On Rowley’s claim “$24B of taxpayers’ money” was involved in the Clico issue, Dacon said, “Minister Imbert indicated he didn’t know the accurate figure. Is $24b the net amount owed? Is it the amount before acknowledging repayments? Has it been audited?”

“Is the figure based on Section 44 control or does it include discretionary trading in financial instruments? How much is carried in Clico’s books as being owed under the bailout? Why is Central Bank not stating their figure since they control Clico? People have been asking these questions for eight years without proper disclosures from government.”

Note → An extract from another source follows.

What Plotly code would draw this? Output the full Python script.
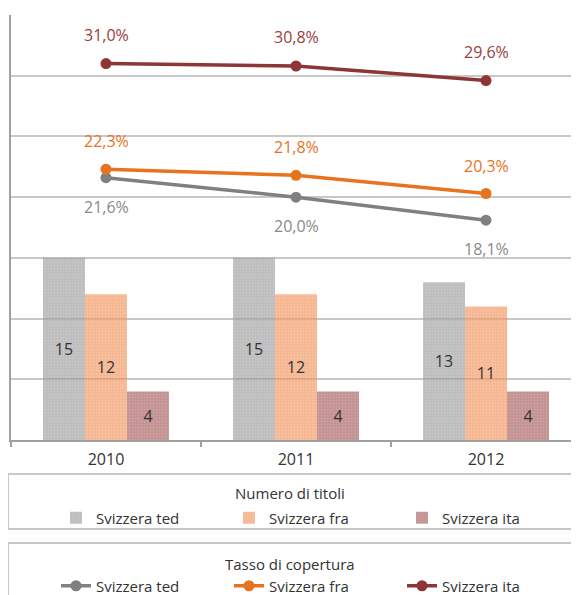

On Rowley’s view regarding “challenges which weren’t there before”, Dacon added, “There are no new challenges. The PM either didn’t understand them or failed to deal with them,”

“ After eight years of control with no prospect of resolution ,10,000 policyholders are still awaiting payment of benefits there’s been obstruction of any attempt to obtain information by the public or company owners.”

Dacon said, “The ‘quagmire’ the PM claims exists on the issue, is of Government’s making and will continue as long as government retains control. Good governance demands this be ended, but government refuses to discuss this or negotiate,”

On claims Government took steps to bailout Clico,” he added,”This was a bailout until the Dookeran Plan. After, it became an exercise in extracting as much value as possible from the company without repaying taxpayer or policyholder.”

“The only way out of this chaos is, remove the company from Government, arrange for agreement on what’s owed to taxpayers with a plan to repay it and return the company to compliance with laws/regulations from which it’s exempt while under state control.”